Jail Time Might be Coming For Opioid Executives Who Profited From Addiction

With each passing day, more than 115 people in the U.S. die from opioid abuse. There were 63,000 opioid overdose deaths in 2016 alone— that’s more than the number of Americans killed in the Vietnam War.  While President Trump has claimed that refugees are to blame for the opioid crisis, the truth is that it can be easily traced back to decisions made by pharmaceutical companies in the 1990s. Earlier this month, Senator Bernie Sanders (I-Vt) announced that he will push a bill aimed at holding big pharma executives accountable for their role in the epidemic. Some of those execs, who profited off addiction, just might find themselves in prison with other drug dealers.

Jail Time and Hefty Fines

The new bill, called the Opioid Crisis Accountability Act of 2018, will impose a minimum sentence of 10 years on individuals whose companies are found guilty of criminal activity related to the opioid crisis. They will also be required to pay fines for the same amount as their compensation packages, plus an extra $7.8 billion to cover one-tenth the annual cost of the crisis.

“We know that pharmaceutical companies lied about the addictive impacts of opioids they manufactured. They knew how dangerous these products were but refused to tell doctors and patients. Yet, while some of these companies have made billions each year in profits, not one of them has been held fully accountable for its role in an epidemic that is killing tens of thousands of Americans every year,” Sanders said.

Big Pharma, Big Lies

Sanders’ bill will crack down on marketing techniques that have kept patients in the dark  about the addictive properties of opioid pills for years. In the 1990s, pharmaceutical companies actually told the medical community that prescription opioid pain relievers such as OxyContin were safe and non-habit forming. As a result, doctors began to prescribe them at faster rates. Eventually, the drugs were found to have addictive properties similar to heroin, but it was too late. As the drugs became widely misused, opioid overdose rates increased. Now, according to the National Institute on Drug Abuse, 21 to 29 percent of patients misuse the opioid drugs prescribed to them.

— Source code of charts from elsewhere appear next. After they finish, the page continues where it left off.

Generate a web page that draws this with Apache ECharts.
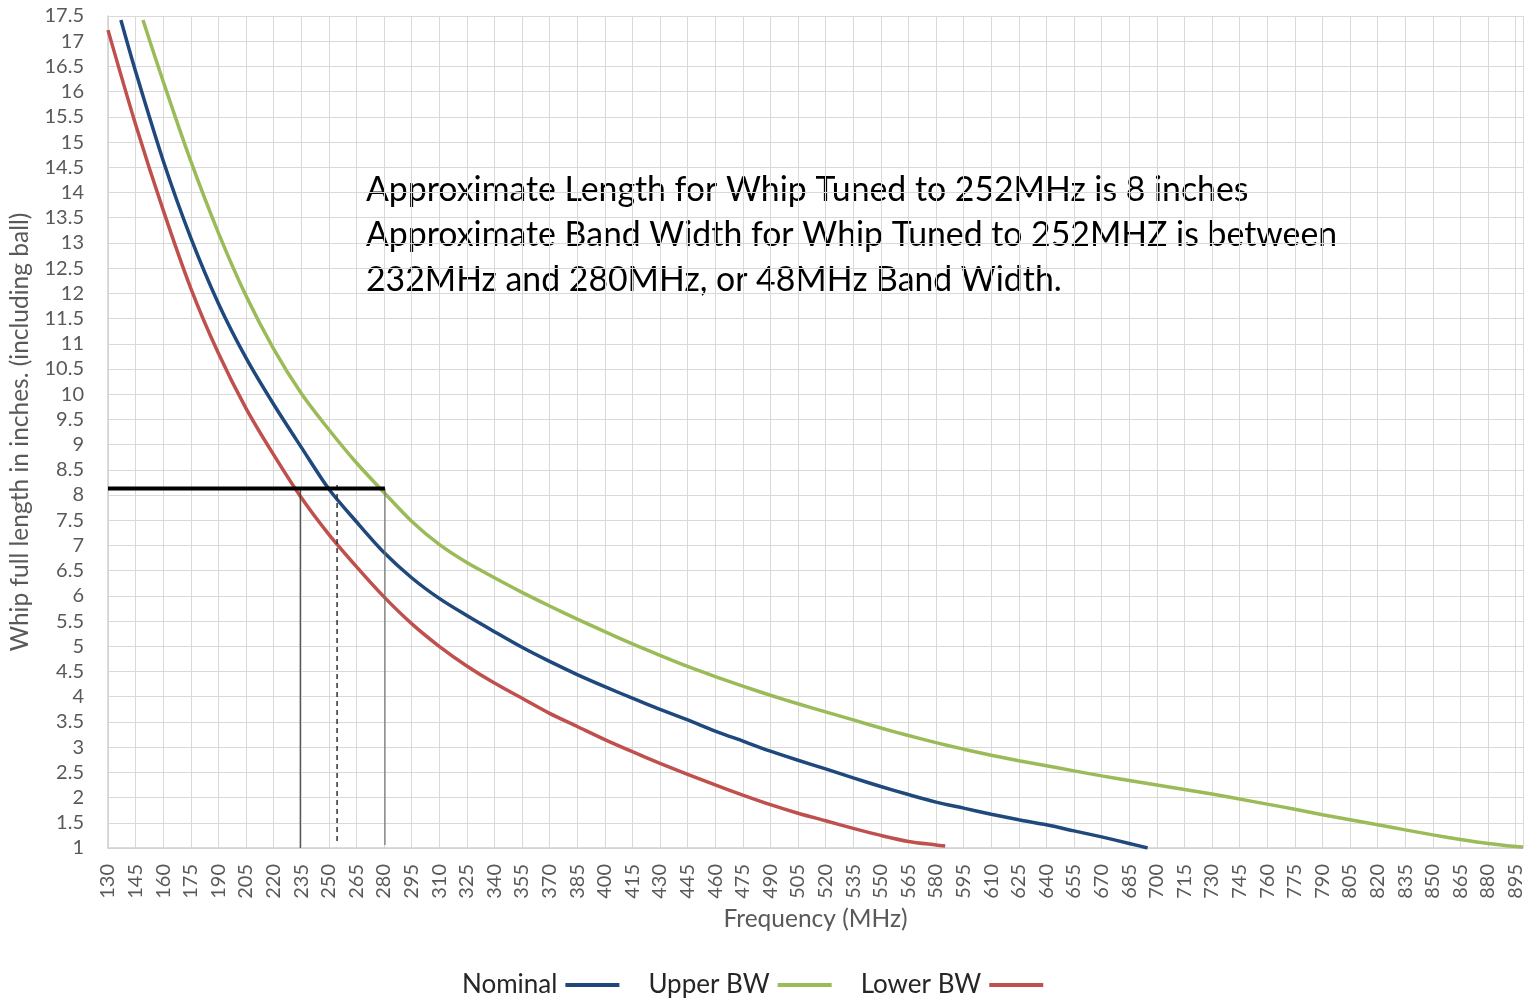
<!DOCTYPE html>
<html>
<head>
<meta charset="utf-8">
<script src="https://cdn.jsdelivr.net/npm/echarts@6/dist/echarts.min.js"></script>
<style>
html,body{margin:0;padding:0;background:#fff;}
#chart{width:1535px;height:998px;}
</style>
</head>
<body>
<div id="chart"></div>
<script>
// Frequency axis: first category, last category and label step (MHz)
const xMin = 130, xMax = 899, xStep = 15;
// Tick labels shown on the frequency axis
const xTicks = [130,145,160,175,190,205,220,235,250,265,280,295,310,325,340,355,370,385,400,415,430,445,460,475,490,505,520,535,550,565,580,595,610,625,640,655,670,685,700,715,730,745,760,775,790,805,820,835,850,865,880,895];

// Nominal
const nominalFreq = [137,145,160,175,190,205,220,235,250,265,280,295,310,325,340,355,370,385,400,415,430,445,460,475,490,505,520,535,550,565,580,595,610,625,640,655,670,685,695];
const nominalLen  = [17.42,16.4,14.63,13.1,11.8,10.72,9.8,8.95,8.12,7.47,6.86,6.36,5.95,5.61,5.29,4.98,4.7,4.44,4.2,3.97,3.75,3.54,3.32,3.12,2.92,2.74,2.57,2.39,2.22,2.06,1.91,1.79,1.67,1.56,1.46,1.34,1.22,1.09,1.0];

// Upper BW
const upperFreq = [149,160,175,190,205,220,235,250,265,280,295,310,325,340,355,370,385,400,415,430,445,460,475,490,505,520,535,550,565,580,595,610,625,640,655,670,685,700,715,730,745,760,775,790,805,820,835,850,865,880,895,899];
const upperLen  = [17.42,16.2,14.62,13.2,11.95,10.9,10.02,9.3,8.64,8.05,7.48,7.02,6.66,6.36,6.07,5.8,5.54,5.29,5.05,4.82,4.6,4.4,4.21,4.03,3.86,3.7,3.54,3.38,3.23,3.09,2.96,2.84,2.73,2.63,2.53,2.43,2.34,2.25,2.16,2.07,1.97,1.87,1.77,1.66,1.56,1.46,1.36,1.26,1.17,1.09,1.03,1.02];

// Lower BW
const lowerFreq = [130,145,160,175,190,205,220,235,250,265,280,295,310,325,340,355,370,385,400,415,430,445,460,475,490,505,520,535,550,565,580,585];
const lowerLen  = [17.22,15.35,13.65,12.1,10.81,9.72,8.8,7.95,7.22,6.58,5.98,5.45,5.0,4.61,4.27,3.97,3.67,3.41,3.15,2.91,2.68,2.46,2.25,2.05,1.86,1.69,1.54,1.39,1.25,1.13,1.06,1.04];

// Annotation guide lines (MHz, inches)
const markLen = 8.13;
const markHoriz = [[130, markLen],[280.5, markLen]];
const markLowVert = [[234.5, markLen],[234.5, 1.0]];
const markNomVert = [[254.5, 8.2],[254.5, 1.06]];
const markUpVert = [[280.5, markLen],[280.5, 1.06]];

const annotationLines = [
  'Approximate Length for Whip Tuned to 252MHz is 8 inches',
  'Approximate Band Width for Whip Tuned to 252MHZ is between',
  '232MHz and 280MHz, or 48MHz Band Width.'
];

// The axis counts MHz from the first category, so its ticks fall on 130, 145, 160 ...
function pairs(xs, ys){ return xs.map((x,i)=>[x - xMin, ys[i]]); }
function ptPairs(pts){ return pts.map(p=>[p[0] - xMin, p[1]]); }

const chart = echarts.init(document.getElementById('chart'));
const axisFont = 'Lato, "Open Sans", sans-serif';
const gridColor = '#d9d9d9';

chart.setOption({
  animation: false,
  backgroundColor: '#ffffff',
  grid: {left: 107, right: 12, top: 16, bottom: 150, containLabel: false},
  xAxis: {
    type: 'value', min: 0, max: xMax - xMin, interval: xStep,
    name: 'Frequency (MHz)', nameLocation: 'middle', nameGap: 57,
    nameTextStyle: {color: '#595959', fontSize: 24.5, fontFamily: axisFont},
    axisLine: {show: true, lineStyle: {color: '#d0d0d0', width: 1.5}},
    axisTick: {show: false},
    axisLabel: {rotate: 90, margin: 16, color: '#595959', fontSize: 20, fontFamily: axisFont,
      showMaxLabel: false,
      formatter: function(v){ const f = Math.round(v + xMin); return xTicks.indexOf(f) >= 0 ? String(f) : ''; }},
    splitLine: {show: true, lineStyle: {color: gridColor, width: 1}}
  },
  yAxis: {
    type: 'value', min: 1, max: 17.5, interval: 0.5,
    name: 'Whip full length in inches. (including ball)', nameLocation: 'middle', nameGap: 75,
    nameTextStyle: {color: '#595959', fontSize: 24.5, fontFamily: axisFont},
    axisLine: {show: true, lineStyle: {color: '#d0d0d0', width: 1.5}},
    axisTick: {show: false},
    axisLabel: {margin: 24, color: '#595959', fontSize: 20, fontFamily: axisFont},
    splitLine: {show: true, lineStyle: {color: gridColor, width: 1}}
  },
  legend: {
    data: ['Nominal', 'Upper BW', 'Lower BW'],
    bottom: -5, left: 457,
    align: 'right',
    icon: 'rect', itemWidth: 54, itemHeight: 4, itemGap: 29,
    textStyle: {color: '#262626', fontSize: 26, fontFamily: 'Lato, sans-serif', padding: [0, 3, 0, 0]}
  },
  graphic: [{
    type: 'text', left: 366, top: 168, silent: true,
    style: {
      text: annotationLines.join('\n'),
      fill: '#000', font: '33.8px Lato, sans-serif', lineHeight: 45
    }
  }],
  series: [
    {name: 'Upper BW', type: 'line', data: pairs(upperFreq, upperLen), smooth: 0.3, showSymbol: false,
     lineStyle: {color: '#9bbb59', width: 3.5}, itemStyle: {color: '#9bbb59'}},
    {name: 'Lower BW', type: 'line', data: pairs(lowerFreq, lowerLen), smooth: 0.3, showSymbol: false,
     lineStyle: {color: '#c0504d', width: 3.5}, itemStyle: {color: '#c0504d'}},
    {name: 'Nominal', type: 'line', data: pairs(nominalFreq, nominalLen), smooth: 0.3, showSymbol: false,
     lineStyle: {color: '#1f497d', width: 3.5}, itemStyle: {color: '#1f497d'}},
    {name: 'guideLow', type: 'line', data: ptPairs(markLowVert), showSymbol: false, silent: true,
     lineStyle: {color: '#404040', width: 1.2}},
    {name: 'guideNom', type: 'line', data: ptPairs(markNomVert), showSymbol: false, silent: true,
     lineStyle: {color: '#303030', width: 1.5, type: [5, 4]}},
    {name: 'guideUp', type: 'line', data: ptPairs(markUpVert), showSymbol: false, silent: true,
     lineStyle: {color: '#707070', width: 1.2}},
    {name: 'guideH', type: 'line', data: ptPairs(markHoriz), showSymbol: false, silent: true,
     lineStyle: {color: '#000000', width: 4}}
  ]
});
</script>
</body>
</html>
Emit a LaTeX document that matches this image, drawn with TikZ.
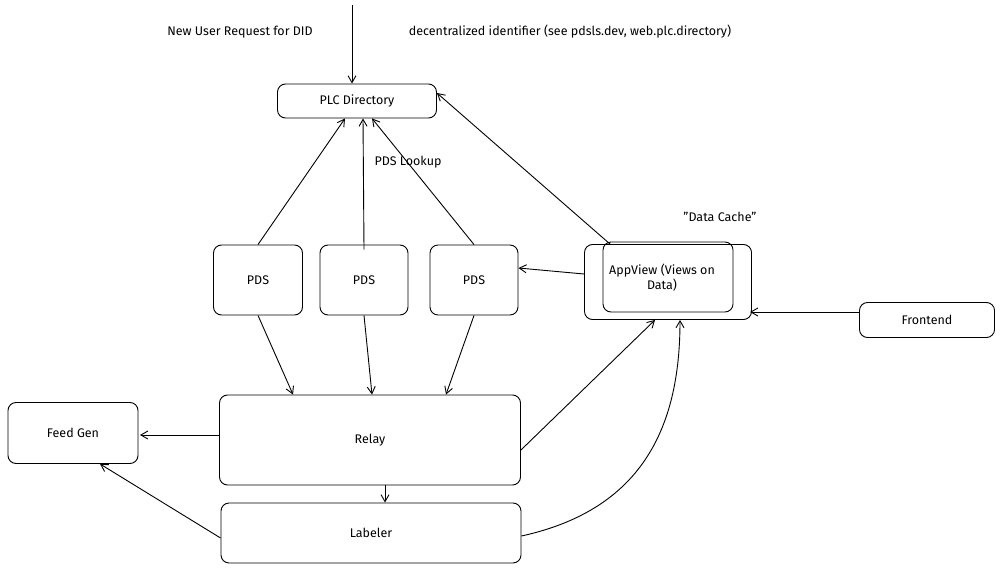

As Sanders mentioned, companies have made billions in profits without ever being held accountable, aside from small settlement deals made with some states. Purdue Pharma, the maker of OxyContin, was fined more than $600 million in 2007 for lying to the public about the risks of that drug. However, that amount was a small price to pay for a company making $22 billion from OxyContin alone in the past decade.

Looking Ahead

If the new legislation becomes law, direct-to-consumer marketing will require adequate warning about the addiction-forming risks of opioid drugs. Violators will pay 25% of the profit they make and lose market exclusivity for their opioid products. The bill will also ban drug distributors from sending unreasonable amounts of pills to small communities or states. McKesson, a controlled substances distributor, sent 5 million opioid pills over two years to a West Virginian town with only 400 residents.

Even if the Opioid Crisis Accountability Act of 2018 is voted into law, there’s still a lot of work to be done. The pharmaceutical business is exactly that— a business, and most companies aren’t willing to admit that they’ve been making a profit off Americans who get addicted to their products. In February, Purdue made a shocking move when they announced that they will no longer send salespeople peddling OxyContin to doctor’s offices. It’s a step in the right direction, but it’s going to take much more than that to reverse a problem that now causes more deaths than heroine and cocaine use combined every year.